Skip the pictures and quote all of the lines exactly.

> [MATERIAL]

━━━━

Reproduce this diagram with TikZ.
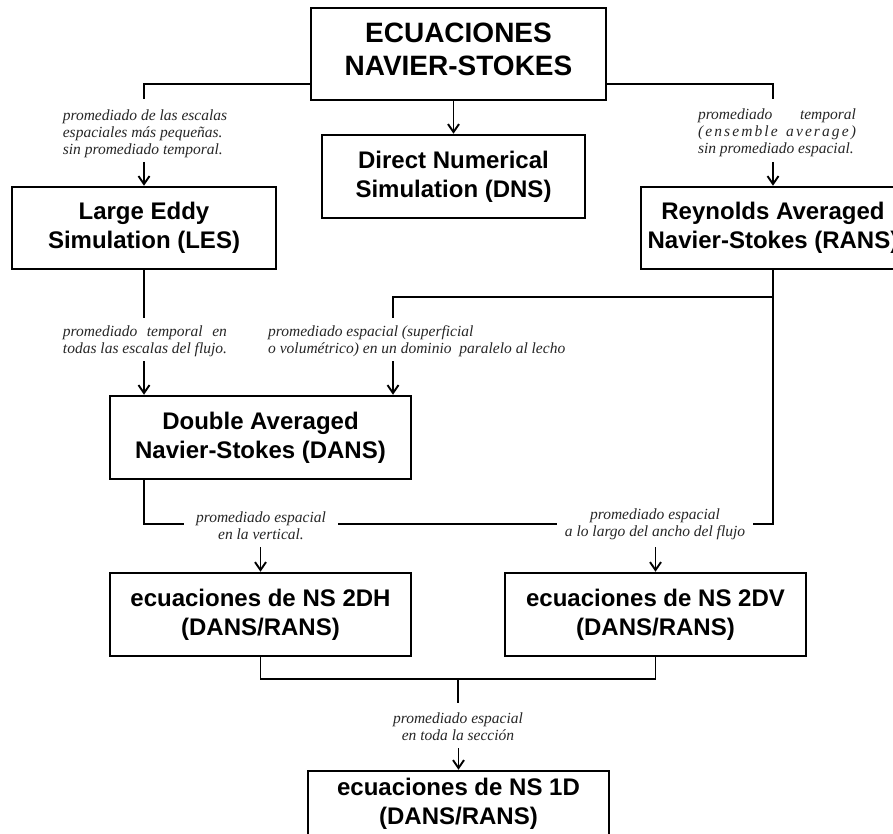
\documentclass[tikz,border=0pt]{standalone}
\usepackage{fontspec}
\setmainfont{Liberation Sans}
\newfontfamily\lblfont{Liberation Serif}
\usetikzlibrary{arrows.meta}
\begin{document}
\begin{tikzpicture}[x=1pt,y=-1pt,
  box/.style={draw, line width=2.5pt, rectangle, align=center, inner sep=0pt,
    font=\fontsize{24}{29}\selectfont\bfseries},
  conn/.style={line width=1.9pt},
  arr/.style={line width=1.9pt, -{Straight Barb[length=8pt,width=11pt,line width=1.9pt]}},
  lbl/.style={font=\lblfont\itshape\fontsize{15.5}{17}\selectfont, inner sep=0pt, align=left, text=black!85}
]
\useasboundingbox (0,0) rectangle (893,834);
\clip (0,0) rectangle (893,834);

% boxes
\node[box, minimum width=295pt, minimum height=92pt] (ns) at (458.5,54) {};
\node[font=\fontsize{28}{33}\selectfont\bfseries, align=center, inner sep=0pt] (nstxt) at (458.5,49) {ECUACIONES\\NAVIER-STOKES};
\node[box, minimum width=263pt, minimum height=83pt] (dns) at (453.5,176.5) {Direct Numerical\\Simulation (DNS)};
\node[box, minimum width=264pt, minimum height=82pt] (les) at (144,228) {Large Eddy\\Simulation (LES)};
\node[box, minimum width=264pt, minimum height=82pt] (rans) at (773,228) {Reynolds Averaged\\Navier-Stokes (RANS)};
\node[box, minimum width=301pt, minimum height=83pt] (dans) at (260.5,437.5) {Double Averaged\\Navier-Stokes (DANS)};
\node[box, minimum width=301pt, minimum height=83pt] (h2) at (260.5,614.5) {ecuaciones de NS 2DH\\(DANS/RANS)};
\node[box, minimum width=301pt, minimum height=83pt] (v2) at (655.5,614.5) {ecuaciones de NS 2DV\\(DANS/RANS)};
\node[box, minimum width=301pt, minimum height=65pt] (d1) at (458.5,803.5) {ecuaciones de NS 1D\\(DANS/RANS)};

% free ends
\coordinate (aL) at (144,99);
\coordinate (aR) at (773,99);
\coordinate (bL) at (144,318);
\coordinate (bR) at (393,318);
\coordinate (jn) at (458,679);

% connectors
\draw[conn] (ns.west |- 0,84) -| (aL);
\draw[conn] (ns.east |- 0,84) -| (aR);
\draw[arr] (ns.south -| dns.north) -- (dns.north);
\draw[arr] (les.north |- 0,162) -- (les.north);
\draw[arr] (rans.north |- 0,162) -- (rans.north);
\draw[conn] (les.south) -- (bL);
\draw[conn] (rans.south |- 0,297) -| (bR);
\draw[arr] (144,361) -- (dans.north -| 144,0);
\draw[arr] (393,361) -- (dans.north -| 393,0);
\draw[conn] (dans.south -| 144,0) -- (144,524) -- (773,524) -- (rans.south);
\draw[arr] (h2.north |- 0,547) -- (h2.north);
\draw[arr] (v2.north |- 0,547) -- (v2.north);
\draw[conn] (h2.south) |- (jn) -| (v2.south);
\draw[conn] (jn) -- (458,703);
\draw[arr] (d1.north |- 0,748) -- (d1.north);

% labels
\node[lbl] (labA) at (145,134) {promediado de las escalas\\espaciales más pequeñas.\\sin promediado temporal.};
\node[lbl] (labB) at (777,133) {\hbox to 158pt{promediado\hfill temporal}\\
  \hbox to 158pt{(\hfil e\hfil n\hfil s\hfil e\hfil m\hfil b\hfil l\hfil e\hfil\hfil\hfil\hfil a\hfil v\hfil e\hfil r\hfil a\hfil g\hfil e\hfil )}\\
  sin promediado espacial.};
\node[lbl] (labC) at (145,341) {\hbox to 164pt{promediado\hfill temporal\hfill en}\\todas las escalas del flujo.};
\node[lbl, anchor=west] (labD) at (268,341) {promediado espacial (superficial\\o volumétrico) en un dominio\ \ paralelo al lecho};
\node[lbl, align=center, fill=white, inner xsep=12pt, inner ysep=2pt] (labE) at (261,526) {promediado espacial\\en la vertical.};
\node[lbl, align=center, fill=white, inner xsep=8pt, inner ysep=2pt] (labF) at (655,524) {promediado espacial\\a lo largo del ancho del flujo};
\node[lbl, align=center] (labG) at (458,726.5) {promediado espacial\\en toda la sección};
\end{tikzpicture}
\end{document}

━━━━

> [SOLUTION]
Reproduce this diagram with TikZ.
\documentclass[tikz,border=0pt]{standalone}
\usepackage{fontspec}
\setmainfont{Liberation Sans}
\newfontfamily\lblfont{Liberation Serif}
\usetikzlibrary{arrows.meta}
\begin{document}
\begin{tikzpicture}[x=1pt,y=-1pt,
  box/.style={draw, line width=2.5pt, rectangle, align=center, inner sep=0pt,
    font=\fontsize{24}{29}\selectfont\bfseries},
  conn/.style={line width=1.9pt},
  arr/.style={line width=1.9pt, -{Straight Barb[length=8pt,width=11pt,line width=1.9pt]}},
  lbl/.style={font=\lblfont\itshape\fontsize{15.5}{17}\selectfont, inner sep=0pt, align=left, text=black!85}
]
\useasboundingbox (0,0) rectangle (893,834);
\clip (0,0) rectangle (893,834);

% boxes
\node[box, minimum width=295pt, minimum height=92pt] (ns) at (458.5,54) {};
\node[font=\fontsize{28}{33}\selectfont\bfseries, align=center, inner sep=0pt] (nstxt) at (458.5,49) {ECUACIONES\\NAVIER-STOKES};
\node[box, minimum width=263pt, minimum height=83pt] (dns) at (453.5,176.5) {Direct Numerical\\Simulation (DNS)};
\node[box, minimum width=264pt, minimum height=82pt] (les) at (144,228) {Large Eddy\\Simulation (LES)};
\node[box, minimum width=264pt, minimum height=82pt] (rans) at (773,228) {Reynolds Averaged\\Navier-Stokes (RANS)};
\node[box, minimum width=301pt, minimum height=83pt] (dans) at (260.5,437.5) {Double Averaged\\Navier-Stokes (DANS)};
\node[box, minimum width=301pt, minimum height=83pt] (h2) at (260.5,614.5) {ecuaciones de NS 2DH\\(DANS/RANS)};
\node[box, minimum width=301pt, minimum height=83pt] (v2) at (655.5,614.5) {ecuaciones de NS 2DV\\(DANS/RANS)};
\node[box, minimum width=301pt, minimum height=65pt] (d1) at (458.5,803.5) {ecuaciones de NS 1D\\(DANS/RANS)};

% free ends
\coordinate (aL) at (144,99);
\coordinate (aR) at (773,99);
\coordinate (bL) at (144,318);
\coordinate (bR) at (393,318);
\coordinate (jn) at (458,679);

% connectors
\draw[conn] (ns.west |- 0,84) -| (aL);
\draw[conn] (ns.east |- 0,84) -| (aR);
\draw[arr] (ns.south -| dns.north) -- (dns.north);
\draw[arr] (les.north |- 0,162) -- (les.north);
\draw[arr] (rans.north |- 0,162) -- (rans.north);
\draw[conn] (les.south) -- (bL);
\draw[conn] (rans.south |- 0,297) -| (bR);
\draw[arr] (144,361) -- (dans.north -| 144,0);
\draw[arr] (393,361) -- (dans.north -| 393,0);
\draw[conn] (dans.south -| 144,0) -- (144,524) -- (773,524) -- (rans.south);
\draw[arr] (h2.north |- 0,547) -- (h2.north);
\draw[arr] (v2.north |- 0,547) -- (v2.north);
\draw[conn] (h2.south) |- (jn) -| (v2.south);
\draw[conn] (jn) -- (458,703);
\draw[arr] (d1.north |- 0,748) -- (d1.north);

% labels
\node[lbl] (labA) at (145,134) {promediado de las escalas\\espaciales más pequeñas.\\sin promediado temporal.};
\node[lbl] (labB) at (777,133) {\hbox to 158pt{promediado\hfill temporal}\\
  \hbox to 158pt{(\hfil e\hfil n\hfil s\hfil e\hfil m\hfil b\hfil l\hfil e\hfil\hfil\hfil\hfil a\hfil v\hfil e\hfil r\hfil a\hfil g\hfil e\hfil )}\\
  sin promediado espacial.};
\node[lbl] (labC) at (145,341) {\hbox to 164pt{promediado\hfill temporal\hfill en}\\todas las escalas del flujo.};
\node[lbl, anchor=west] (labD) at (268,341) {promediado espacial (superficial\\o volumétrico) en un dominio\ \ paralelo al lecho};
\node[lbl, align=center, fill=white, inner xsep=12pt, inner ysep=2pt] (labE) at (261,526) {promediado espacial\\en la vertical.};
\node[lbl, align=center, fill=white, inner xsep=8pt, inner ysep=2pt] (labF) at (655,524) {promediado espacial\\a lo largo del ancho del flujo};
\node[lbl, align=center] (labG) at (458,726.5) {promediado espacial\\en toda la sección};
\end{tikzpicture}
\end{document}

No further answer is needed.